While pushing a slate of new shows that includes lead roles for older stars Don Johnson and Melanie Griffith, WB Entertainment President David Janollari told the audience at the Television Critics Association summer press tour in Beverly Hills, Calif., that the network wants to get beyond its image as just a teen haven.

“The strategy is to make sure that the perception with the audience is that we are a destination for that segment that’s 25-34,” he said. “I believe there have been so many shows that were set in high school that were successful, [and] I think that contributes to the perception that we were really a teenage service. It’s important for us to continue to reinforce that the audience who is 18-34 can come to our network and see shows that are relevant to them.”

Network Chairman Garth Ancier acknowledged the challenge.

“One of the things we kept getting back in research is that people in their late 20s and early 30s do not perceive the network as ‘for me,’” he said.  “We have always done well in the 12-24 range and we have not done as well in the 25-34 range. It’s sort of a guilty pleasure, or people just don’t acknowledge they watch it. We’re trying to crack it.”

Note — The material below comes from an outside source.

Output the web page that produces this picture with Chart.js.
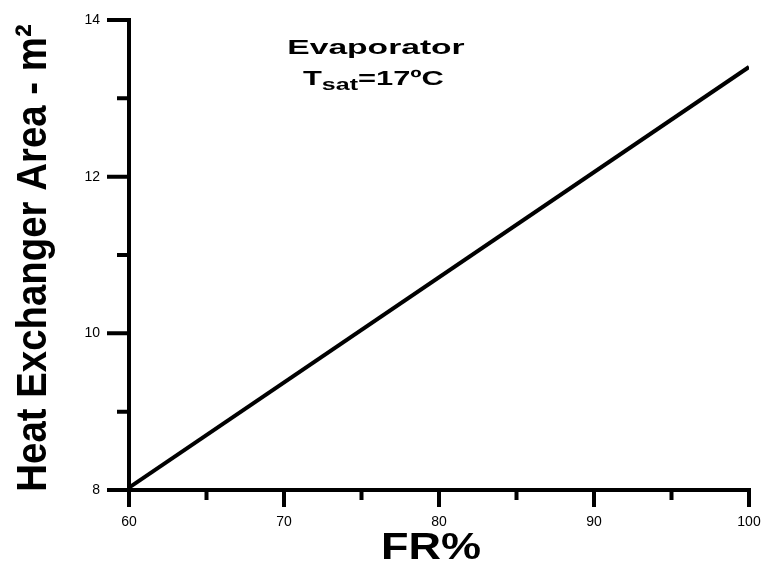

As part of the discussion, Ancier and Janollari also confirmed that the dancing frog, the mascot of the network up until now, “is dead.”  Janollari added that the move was part of the overall network strategy to attract an older audience. “That was a symbol that perpetuated the young, teen feel of the network, and that is not the image we want to put out to our audience,” he said.

However, network spokespeople were quick to point out after the presentation that the frog mascot continues to be a part of the network’s presence, just not on air in prime time.  The frog will continue to be associated with the network, including as part of WB’s online and kids’ offerings.